Sunday, July 24, 2005

Three blind mice

I had a few pints the other evening with the Irish Derridean and the crazy pirate, and our drunken ramblings happened - once again - upon the question of philosophy and its relation to life. This has some relation to what I have been thinking about aesthetics. S, the Dubliner, mentioned that a pressing issue for him at the moment is philosophy's relation to the 'irrelevant'. How does philosophy understand that which is, according to S, outside philosophy: irrelevant? I would say that calling something 'irrelevant' implies that it is something that could never really become 'relevant'; but it seems that the only way philosophy deals with the irrelevant is by somehow giving it relevance.

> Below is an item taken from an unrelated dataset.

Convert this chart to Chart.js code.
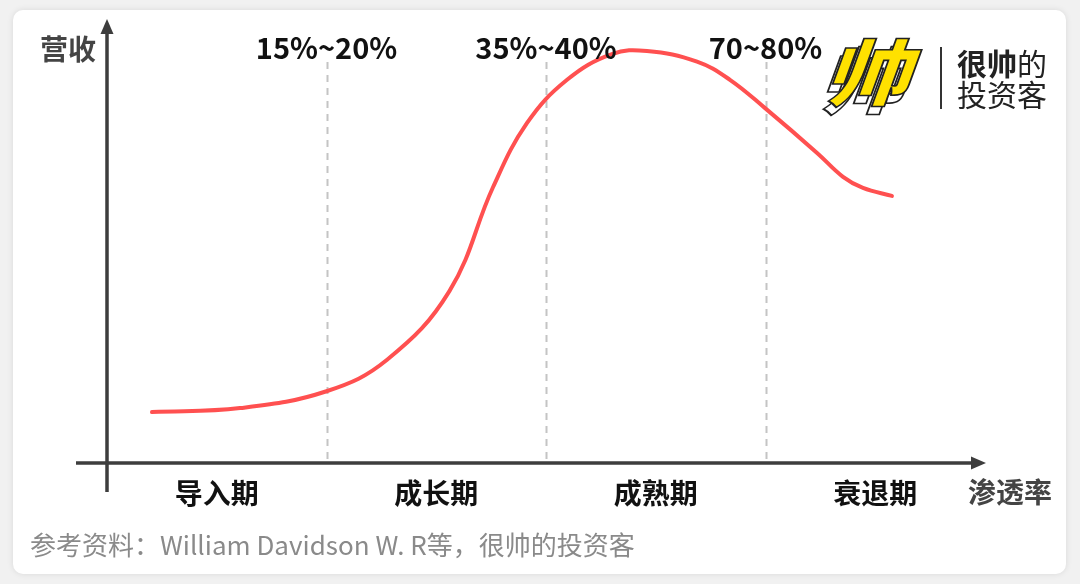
<!DOCTYPE html>
<html><head><meta charset="utf-8">
<script src="https://cdn.jsdelivr.net/npm/chart.js@4.4.1/dist/chart.umd.min.js"></script>
<style>
html,body{margin:0;padding:0;width:1080px;height:584px;background:#f1f1f1;overflow:hidden;font-family:"Noto Sans CJK SC",sans-serif;}
#card{position:absolute;left:13px;top:10px;width:1053px;height:564px;background:#fff;border-radius:10px;box-shadow:0 0 6px rgba(0,0,0,0.10);}
#c{position:absolute;left:0;top:0;}
#mark{position:absolute;left:826px;top:26px;width:100px;height:96px;}
#mark span{position:absolute;left:8px;top:0;font-size:72px;font-weight:900;line-height:86px;transform:skewX(-20deg) scaleX(1.18);transform-origin:left center;-webkit-text-stroke:1.6px #222;}
#mark .ext{color:#fff;left:3px;top:8px;}
#mark .face{color:#ffe100;}
#sep{position:absolute;left:940px;top:47px;width:2px;height:62px;background:#333;}
#brand{position:absolute;left:957px;top:47px;font-size:30px;line-height:31px;color:#222;}
#brand b{font-weight:700;}
</style></head>
<body>
<div id="card"></div>
<canvas id="c" width="1080" height="584"></canvas>
<div id="mark"><span class="ext">帅</span><span class="face">帅</span></div>
<div id="sep"></div>
<div id="brand"><b>很帅</b>的<br>投资客</div>
<script>
// Stage names (x-axis segments) and boundary labels
const phases = ['导入期', '成长期', '成熟期', '衰退期'];
const phaseCenters = [0.5, 1.5, 2.5, 3.5];
const boundaries = [1, 2, 3];
const thresholdLabels = ['15%~20%', '35%~40%', '70~80%'];
const yAxisTitle = '营收';
const xAxisTitle = '渗透率';
const sourceText = '参考资料：William Davidson W. R等，很帅的投资客';

// Curve (x: position along penetration axis in stage units, y: revenue index)
const penetration = [0.205, 0.606, 1.0, 1.276, 1.560, 1.759, 1.913, 2.096, 2.300, 2.460, 2.688, 2.838, 2.998, 3.235, 3.353, 3.444, 3.576];
const revenue     = [11.5, 12.4, 16.2, 23.3, 38.8, 62.3, 76.7, 86.5, 92.3, 93.0, 90.6, 86.5, 80.1, 70.0, 64.6, 62.1, 60.3];

const FONT = '"Noto Sans CJK SC", "Noto Sans", sans-serif';
const AXIS = '#3d3d3d';

const deco = {
  id: 'deco',
  beforeDatasetsDraw(chart) {
    const {ctx, scales: {x, y}} = chart;
    const y0 = y.getPixelForValue(0), x0 = x.getPixelForValue(0);
    const yTop = y.getPixelForValue(y.max), xEnd = x.getPixelForValue(x.max);
    ctx.save();
    ctx.strokeStyle = '#c4c4c4';
    ctx.lineWidth = 2;
    ctx.setLineDash([7, 6]);
    boundaries.forEach(b => {
      const px = Math.round(x.getPixelForValue(b)) + 0.5;
      ctx.beginPath(); ctx.moveTo(px, yTop + 42); ctx.lineTo(px, y0); ctx.stroke();
    });
    ctx.setLineDash([]);
    ctx.strokeStyle = AXIS; ctx.fillStyle = AXIS; ctx.lineWidth = 3.5;
    ctx.beginPath(); ctx.moveTo(x0, yTop + 10); ctx.lineTo(x0, y0 + 29); ctx.stroke();
    ctx.beginPath(); ctx.moveTo(x0 - 31, y0); ctx.lineTo(xEnd - 10, y0); ctx.stroke();
    ctx.beginPath(); ctx.moveTo(x0, yTop - 1); ctx.lineTo(x0 - 6.5, yTop + 14); ctx.lineTo(x0 + 6.5, yTop + 14); ctx.closePath(); ctx.fill();
    ctx.beginPath(); ctx.moveTo(xEnd + 1, y0); ctx.lineTo(xEnd - 14, y0 - 6.5); ctx.lineTo(xEnd - 14, y0 + 6.5); ctx.closePath(); ctx.fill();
    ctx.restore();
  },
  afterDraw(chart) {
    const {ctx, scales: {x, y}} = chart;
    const y0 = y.getPixelForValue(0), x0 = x.getPixelForValue(0);
    const yTop = y.getPixelForValue(y.max), xEnd = x.getPixelForValue(x.max);
    ctx.save();
    ctx.textBaseline = 'middle';
    ctx.textAlign = 'center';
    ctx.fillStyle = '#111';
    ctx.font = 'bold 29px ' + FONT;
    thresholdLabels.forEach((t, i) => ctx.fillText(t, x.getPixelForValue(boundaries[i]), yTop + 28));
    ctx.font = 'bold 28px ' + FONT;
    phases.forEach((p, i) => ctx.fillText(p, x.getPixelForValue(phaseCenters[i]), y0 + 30));
    ctx.fillStyle = '#444';
    ctx.fillText(xAxisTitle, xEnd + 25, y0 + 29);
    ctx.fillText(yAxisTitle, x0 - 39, yTop + 29);
    ctx.textAlign = 'left';
    ctx.fillStyle = '#8a8a8a';
    ctx.font = '26px ' + FONT;
    ctx.fillText(sourceText, 30, y0 + 82);
    ctx.restore();
  }
};

new Chart(document.getElementById('c'), {
  type: 'line',
  data: {
    datasets: [{
      data: penetration.map((v, i) => ({x: v, y: revenue[i]})),
      borderColor: '#ff5050',
      borderWidth: 4,
      borderCapStyle: 'round',
      borderJoinStyle: 'round',
      pointRadius: 0,
      tension: 0.4,
      fill: false
    }]
  },
  options: {
    responsive: false,
    animation: false,
    layout: {padding: {left: 107, right: 95, top: 20, bottom: 121}},
    plugins: {legend: {display: false}, tooltip: {enabled: false}},
    scales: {
      x: {type: 'linear', min: 0, max: 4, display: false},
      y: {min: 0, max: 100, display: false}
    }
  },
  plugins: [deco]
});
</script>
</body></html>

In other words, maybe it isn’t a question of what philosophy makes of the irrelevant, but rather whether philosophy allows of an irrelevant at all.
Given the kind of questions that I have been considering lately, I can’t help but conceive this problem as one of innocence. Now the links with politics and aesthetics become clearer: is everything always 'relevant' for thought? Do all activities call upon a thinking person - someone trying to live a thoughtful life - to adopt an ethical or political attitude, a stance? Perhaps someone truly engaged in philosophy does not decide to adopt an attitude at all…

The question of innocence: when is pleasure simply manipulated sensation, and when is it something caused by the apprehension of a work of art, for example? Does art not manipulate too?